With the world buzzing about Web 2.0 and software changing in some pretty significant ways, one question that leaders should ask but never do is, “Is my company becoming a dinosaur?”
Maybe it’s because people don’t want to know, or perhaps it’s that life can be pretty good for the last dinosaur as you seem to have the whole swamp to yourself.
Once you stop innovating, you’re stuck in the status quo, and if—really when—the world changes, you’ll be unable to adapt.
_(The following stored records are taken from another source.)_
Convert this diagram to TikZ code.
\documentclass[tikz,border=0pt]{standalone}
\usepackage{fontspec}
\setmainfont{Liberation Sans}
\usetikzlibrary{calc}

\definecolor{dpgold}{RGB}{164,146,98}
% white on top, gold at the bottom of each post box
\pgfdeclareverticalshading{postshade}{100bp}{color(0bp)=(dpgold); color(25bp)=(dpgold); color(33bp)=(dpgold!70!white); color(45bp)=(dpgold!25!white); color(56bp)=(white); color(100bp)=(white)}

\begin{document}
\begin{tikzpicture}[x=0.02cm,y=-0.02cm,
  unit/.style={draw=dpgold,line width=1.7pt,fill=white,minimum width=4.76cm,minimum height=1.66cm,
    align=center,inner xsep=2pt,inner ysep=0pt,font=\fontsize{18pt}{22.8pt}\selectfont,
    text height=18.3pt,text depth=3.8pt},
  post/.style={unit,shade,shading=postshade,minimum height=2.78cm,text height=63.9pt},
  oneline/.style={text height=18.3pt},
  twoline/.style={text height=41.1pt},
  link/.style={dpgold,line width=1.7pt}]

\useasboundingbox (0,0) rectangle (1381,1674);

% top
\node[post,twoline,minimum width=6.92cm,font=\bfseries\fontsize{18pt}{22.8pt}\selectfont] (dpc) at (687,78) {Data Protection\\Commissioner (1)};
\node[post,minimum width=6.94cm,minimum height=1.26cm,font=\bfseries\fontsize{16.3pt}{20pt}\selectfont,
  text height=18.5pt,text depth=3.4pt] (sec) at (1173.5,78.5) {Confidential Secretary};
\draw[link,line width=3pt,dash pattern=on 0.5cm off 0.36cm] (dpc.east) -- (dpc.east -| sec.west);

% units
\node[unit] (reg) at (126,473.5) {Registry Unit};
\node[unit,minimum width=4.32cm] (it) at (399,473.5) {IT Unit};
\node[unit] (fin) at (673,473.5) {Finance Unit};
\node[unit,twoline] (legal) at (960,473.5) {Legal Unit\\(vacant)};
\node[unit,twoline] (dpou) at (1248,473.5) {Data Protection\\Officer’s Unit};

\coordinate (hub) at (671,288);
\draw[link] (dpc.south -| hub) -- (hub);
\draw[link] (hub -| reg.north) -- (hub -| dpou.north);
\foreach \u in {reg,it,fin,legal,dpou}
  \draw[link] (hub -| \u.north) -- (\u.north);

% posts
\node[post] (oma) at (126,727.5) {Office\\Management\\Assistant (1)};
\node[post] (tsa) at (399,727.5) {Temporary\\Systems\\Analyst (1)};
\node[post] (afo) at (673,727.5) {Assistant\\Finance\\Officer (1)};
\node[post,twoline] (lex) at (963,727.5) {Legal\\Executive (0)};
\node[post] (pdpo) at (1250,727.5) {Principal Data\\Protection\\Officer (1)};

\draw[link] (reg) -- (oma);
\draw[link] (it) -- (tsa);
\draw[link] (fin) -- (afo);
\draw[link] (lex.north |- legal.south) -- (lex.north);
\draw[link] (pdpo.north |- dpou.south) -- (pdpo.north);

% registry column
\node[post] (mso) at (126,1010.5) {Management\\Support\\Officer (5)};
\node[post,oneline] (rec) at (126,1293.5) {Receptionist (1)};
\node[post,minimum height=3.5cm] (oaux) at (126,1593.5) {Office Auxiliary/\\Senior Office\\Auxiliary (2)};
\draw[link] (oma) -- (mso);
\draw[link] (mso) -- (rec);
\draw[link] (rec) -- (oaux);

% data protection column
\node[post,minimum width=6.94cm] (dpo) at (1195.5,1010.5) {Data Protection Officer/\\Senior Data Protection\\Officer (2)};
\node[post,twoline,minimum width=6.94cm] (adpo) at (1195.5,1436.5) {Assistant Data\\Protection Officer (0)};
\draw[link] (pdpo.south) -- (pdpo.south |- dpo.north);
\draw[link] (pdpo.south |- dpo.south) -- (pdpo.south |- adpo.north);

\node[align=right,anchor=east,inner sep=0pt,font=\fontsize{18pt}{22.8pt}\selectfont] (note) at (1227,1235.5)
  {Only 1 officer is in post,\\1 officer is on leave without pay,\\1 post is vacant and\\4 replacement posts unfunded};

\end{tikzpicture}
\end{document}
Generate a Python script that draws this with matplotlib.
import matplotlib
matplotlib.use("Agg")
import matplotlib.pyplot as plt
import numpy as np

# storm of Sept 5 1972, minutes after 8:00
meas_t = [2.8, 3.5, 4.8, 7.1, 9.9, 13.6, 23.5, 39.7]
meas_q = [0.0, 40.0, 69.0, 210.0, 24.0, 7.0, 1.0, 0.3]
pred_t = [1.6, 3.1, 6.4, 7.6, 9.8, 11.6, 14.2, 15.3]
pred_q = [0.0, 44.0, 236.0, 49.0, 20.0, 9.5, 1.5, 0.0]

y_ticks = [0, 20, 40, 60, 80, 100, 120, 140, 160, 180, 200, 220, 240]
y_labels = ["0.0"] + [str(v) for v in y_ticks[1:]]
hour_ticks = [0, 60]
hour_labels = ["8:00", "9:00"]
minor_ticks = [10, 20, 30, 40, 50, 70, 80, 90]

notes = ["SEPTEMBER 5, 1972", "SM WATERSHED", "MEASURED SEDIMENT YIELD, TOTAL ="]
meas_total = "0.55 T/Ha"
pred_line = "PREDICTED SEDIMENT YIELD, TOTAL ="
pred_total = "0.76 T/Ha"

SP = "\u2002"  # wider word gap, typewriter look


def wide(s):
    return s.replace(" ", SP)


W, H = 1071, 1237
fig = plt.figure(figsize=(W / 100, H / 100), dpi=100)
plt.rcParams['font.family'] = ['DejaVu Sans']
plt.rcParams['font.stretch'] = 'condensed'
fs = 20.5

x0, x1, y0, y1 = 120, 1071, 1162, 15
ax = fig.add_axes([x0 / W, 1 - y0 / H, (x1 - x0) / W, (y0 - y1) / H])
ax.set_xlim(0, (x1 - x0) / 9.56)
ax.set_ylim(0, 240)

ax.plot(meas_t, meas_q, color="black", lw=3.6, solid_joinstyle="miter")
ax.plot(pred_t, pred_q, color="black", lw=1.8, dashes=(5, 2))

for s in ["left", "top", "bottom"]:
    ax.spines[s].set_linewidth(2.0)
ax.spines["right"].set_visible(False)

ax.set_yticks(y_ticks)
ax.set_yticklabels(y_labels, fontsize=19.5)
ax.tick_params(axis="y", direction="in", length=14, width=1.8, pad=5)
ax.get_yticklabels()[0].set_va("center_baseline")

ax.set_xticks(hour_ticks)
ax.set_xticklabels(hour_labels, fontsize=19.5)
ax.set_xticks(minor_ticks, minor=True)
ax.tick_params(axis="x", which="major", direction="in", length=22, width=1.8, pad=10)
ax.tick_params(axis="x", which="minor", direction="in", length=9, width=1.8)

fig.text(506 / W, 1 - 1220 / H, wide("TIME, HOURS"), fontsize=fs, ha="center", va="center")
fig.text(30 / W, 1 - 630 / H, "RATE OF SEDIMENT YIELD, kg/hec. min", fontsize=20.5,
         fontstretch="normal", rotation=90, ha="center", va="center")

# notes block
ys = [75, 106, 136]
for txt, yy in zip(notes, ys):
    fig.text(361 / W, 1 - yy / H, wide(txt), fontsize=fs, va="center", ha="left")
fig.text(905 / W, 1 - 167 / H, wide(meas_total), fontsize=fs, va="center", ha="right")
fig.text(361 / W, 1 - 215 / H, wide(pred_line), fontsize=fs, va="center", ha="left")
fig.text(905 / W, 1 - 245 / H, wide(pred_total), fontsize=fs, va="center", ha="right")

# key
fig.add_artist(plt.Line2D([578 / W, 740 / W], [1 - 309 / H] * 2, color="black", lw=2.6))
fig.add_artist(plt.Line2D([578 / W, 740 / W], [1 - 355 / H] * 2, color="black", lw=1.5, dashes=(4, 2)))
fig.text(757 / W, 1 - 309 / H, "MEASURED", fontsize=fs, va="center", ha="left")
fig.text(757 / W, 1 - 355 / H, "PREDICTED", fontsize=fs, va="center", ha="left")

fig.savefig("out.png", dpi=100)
Your company’s name will be added to the corporate “Where are they now?” file.
As a public service, I’ve compiled a list of signs that your company may not be as nimble and innovative as it needs to be to defeat challenges from upstart competitors.
Your company might be a dinosaur if…
- It feels entitled to its market.
- It finds $20 million opportunities too small to be worth going after.
- It buys innovative, small companies, and then screws them up.
- It grows revenue by reducing margins.
- Routine decisions must be reviewed by Legal even though it is neither operating under a consent decree nor in a regulated market.
- It is slow to adapt to changes in the market.
- It is more worried about the internal implications of decisions than their impact on the market.
- When considering buying an innovative company or technology, Engineering says, “We can build a better one.”
- Growing at the same rate as the S&P 500 is seen as success.
- It is afraid to communicate with its customers out of fear about what they’ll say.
While the last dinosaur can go on living for a long time, it’s a very poor long-term business strategy, and probably not what the investors have in mind.
However, take heart in knowing that unlike the real dinosaurs it is never too late to change. If the tired old IBM of the early 1990s can reinvent itself as a successful services company, so can yours.